A good practice is to add a similar products section to the product pages — this often helps users find other products they might need without having to go to another page.

Organize your checkout process

Sometimes, at the checkout part of the customer journey, some ready to convert users leave your site. The main rule here is to keep the number of actions the user has to take to a minimum. To do so, you need to implement a couple of things.


First, include the option to either continue shopping or go to checkout when the user adds an item to the cart.


A pop-up showing options after adding a product to the cart


Next, allow users to make purchases as guests. Having to create an account can scare users away. Also, having to remember a password for an account that was created a year ago can prevent a repeat customer from shopping with you.


And lastly, don’t give customers too many fields to fill in. Even if it’s unavoidable, it’s best to break the fields up into sections so as not to show dozens of them.


A part of the checkout process broken down into stages


Pay attention to the overall design of your website

The last tip for improving the UX design of your e-commerce website is to not forget about the larger picture when you are optimizing the functional parts of your site.
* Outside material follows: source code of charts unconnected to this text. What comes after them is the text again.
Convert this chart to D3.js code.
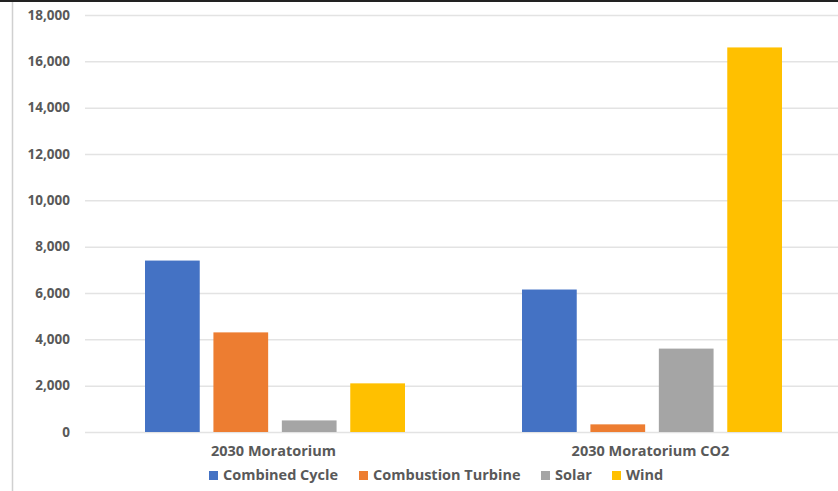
<!DOCTYPE html>
<html>
<head>
<meta charset="utf-8">
<script src="https://cdn.jsdelivr.net/npm/d3@7"></script>
<style>
  body { margin: 0; background: #fff; }
  text { font-family: "Open Sans", sans-serif; font-weight: 700; fill: #595959; }
</style>
</head>
<body>
<div id="chart"></div>
<script>
// data
var groups = ["2030 Moratorium", "2030 Moratorium CO2"];
var series = ["Combined Cycle", "Combustion Turbine", "Solar", "Wind"];
var colors = ["#4472c4", "#ed7d31", "#a5a5a5", "#ffc000"];
var combinedCycle = [7400, 6150];
var combustionTurbine = [4300, 330];
var solar = [500, 3600];
var wind = [2100, 16600];
var yTicks = [0, 2000, 4000, 6000, 8000, 10000, 12000, 14000, 16000, 18000];

var values = [combinedCycle, combustionTurbine, solar, wind];

var W = 838, H = 491;
var plotLeft = 85, plotRight = 839, plotTop = 15, plotBottom = 432;

var svg = d3.select("#chart")
    .append("svg")
    .attr("width", W)
    .attr("height", H);

// frame bits from the screenshot
svg.append("line")
    .attr("x1", 0).attr("x2", W).attr("y1", 1).attr("y2", 1)
    .attr("stroke", "#222").attr("stroke-width", 2);
svg.append("line")
    .attr("x1", 12.5).attr("x2", 12.5).attr("y1", 2).attr("y2", H)
    .attr("stroke", "#d0d0d0").attr("stroke-width", 1.5);

var x0 = d3.scaleBand()
    .domain(groups)
    .range([plotLeft, plotRight]);

var x1 = d3.scaleBand()
    .domain(series)
    .range([60, 320])
    .paddingInner(0.2);

var y = d3.scaleLinear()
    .domain([0, 18000])
    .range([plotBottom, plotTop]);

// gridlines
svg.append("g")
    .selectAll("line")
    .data(yTicks)
    .enter()
    .append("line")
    .attr("x1", plotLeft)
    .attr("x2", W)
    .attr("y1", function (d) { return y(d) + 0.5; })
    .attr("y2", function (d) { return y(d) + 0.5; })
    .attr("stroke", "#e3e3e3")
    .attr("stroke-width", 1.5);

// y labels
svg.append("g")
    .selectAll("text")
    .data(yTicks)
    .enter()
    .append("text")
    .attr("x", 70)
    .attr("y", function (d) { return y(d); })
    .attr("dy", "0.35em")
    .attr("text-anchor", "end")
    .style("font-size", "13.5px")
    .text(function (d) { return d3.format(",")(d); });

// bars
var rows = [];
groups.forEach(function (g, gi) {
    series.forEach(function (s, si) {
        rows.push({ group: g, series: s, value: values[si][gi], color: colors[si] });
    });
});

svg.append("g")
    .selectAll("rect")
    .data(rows)
    .enter()
    .append("rect")
    .attr("x", function (d) { return x0(d.group) + x1(d.series); })
    .attr("y", function (d) { return y(d.value); })
    .attr("width", x1.bandwidth())
    .attr("height", function (d) { return y(0) - y(d.value); })
    .attr("fill", function (d) { return d.color; });

// category labels
svg.append("g")
    .selectAll("text")
    .data(groups)
    .enter()
    .append("text")
    .attr("x", function (d) { return x0(d) + x0.bandwidth() / 2; })
    .attr("y", 456)
    .attr("text-anchor", "middle")
    .style("font-size", "14.5px")
    .text(function (d) { return d; });

// legend
var legendX = [209, 359, 541, 612];
var legend = svg.append("g")
    .selectAll("g")
    .data(series)
    .enter()
    .append("g")
    .attr("transform", function (d, i) { return "translate(" + legendX[i] + ",475)"; });

legend.append("rect")
    .attr("x", 0).attr("y", -4)
    .attr("width", 9).attr("height", 9)
    .attr("fill", function (d, i) { return colors[i]; });

legend.append("text")
    .attr("x", 14)
    .attr("y", 0)
    .attr("dy", "0.35em")
    .style("font-size", "14.5px")
    .text(function (d) { return d; });
</script>
</body>
</html>
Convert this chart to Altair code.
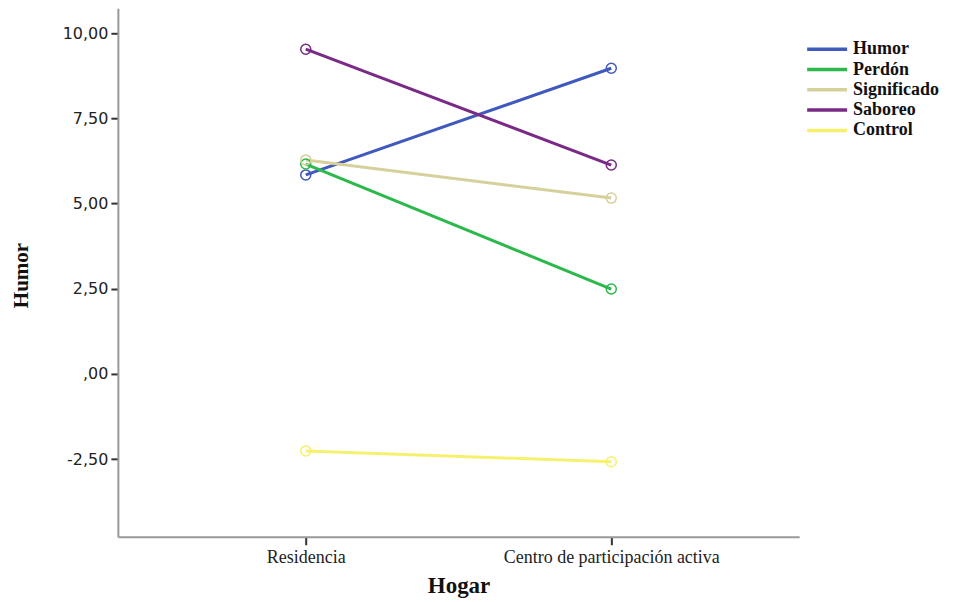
import altair as alt
import pandas as pd

hogar = ["Residencia", "Centro de participación activa"]
grupos = ["Humor", "Perdón", "Significado", "Saboreo", "Control"]
humor_vals = [5.84, 8.97]
perdon_vals = [6.16, 2.49]
significado_vals = [6.28, 5.16]
saboreo_vals = [9.53, 6.13]
control_vals = [-2.26, -2.58]
colores = ["#3f59bd", "#2cb84b", "#d6d19a", "#7a2a86", "#f6f16c"]
y_ticks = [-2.5, 0, 2.5, 5, 7.5, 10]

series = [humor_vals, perdon_vals, significado_vals, saboreo_vals, control_vals]
rows = []
for g, vals in zip(grupos, series):
    for h, v in zip(hogar, vals):
        rows.append({"Hogar": h, "Grupo": g, "Humor": v})
df = pd.DataFrame(rows)

x_enc = alt.X("Hogar:N", sort=hogar, scale=alt.Scale(type="point", padding=0.615),
              axis=alt.Axis(title="Hogar", labelAngle=0, labelFont="Liberation Serif",
                            labelFontSize=18, labelColor="#222", labelPadding=4,
                            labelLimit=0,
                            titleFont="Liberation Serif", titleFontSize=23,
                            titleFontWeight="bold", titleColor="#111", titlePadding=8,
                            tickSize=8, tickColor="#333", tickWidth=2,
                            domainColor="#999", domainWidth=2))
y_enc = alt.Y("Humor:Q", scale=alt.Scale(domain=[-4.78, 10.73], nice=False, zero=False),
              axis=alt.Axis(title="Humor", values=y_ticks,
                            labelExpr="datum.value == 0 ? ',00' : replace(replace(format(datum.value, '.2f'), '.', ','), '\u2212', '-')",
                            labelFont="DejaVu Sans", labelFontSize=16, labelColor="#222",
                            labelPadding=3, titleFont="Liberation Serif", titleFontSize=21,
                            titleFontWeight="bold", titleColor="#111",
                            titleX=-86, titleY=267,
                            tickSize=7, tickColor="#333", tickWidth=2,
                            domainColor="#999", domainWidth=2, grid=False))
color_enc = alt.Color("Grupo:N", sort=grupos,
                      scale=alt.Scale(domain=grupos, range=colores),
                      legend=alt.Legend(title=None, orient="none", legendX=688, legendY=32,
                                        symbolType="stroke", symbolSize=1600,
                                        symbolStrokeWidth=3.5, symbolOpacity=1,
                                        labelFont="Liberation Serif",
                                        labelFontSize=18, labelFontWeight="bold",
                                        labelColor="#111", rowPadding=2.3, labelOffset=4,
                                        clipHeight=18))

base = alt.Chart(df).encode(x=x_enc, y=y_enc, color=color_enc, detail="Grupo:N")
lines = base.mark_line(strokeWidth=3)
points = base.mark_point(shape="circle", filled=False, size=100, strokeWidth=1.5, opacity=1)

chart = alt.layer(lines, points).properties(
    width=682, height=529,
    background="white",
    autosize=alt.AutoSizeParams(type="none"),
    padding={"left": 110, "top": 0, "right": 160, "bottom": 72},
).configure_view(strokeWidth=0)

chart.save("out.html", embed_options={"renderer": "svg", "actions": False})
You can consult with reliable web development services to create a customize overall design for your website with your specific requirements.


For instance, the brand color scheme matters when designing the navigation and CTA buttons. You want to prioritize the CTA and main elements of navigation by highlighting them with a contrasting color.


Your branding also influences both visual elements and product page copy. Depending on how formally you position your brand and who your audience is, you’ll have to highlight different parts of your products and choose a different tone in the copy.


User experience design is not just a nice move on your part to help consumers. Creating an environment where the user can have a great, seamless experience browsing your site can improve your brand image and increase sales.


Follow these UX design strategies, and your business will be successful.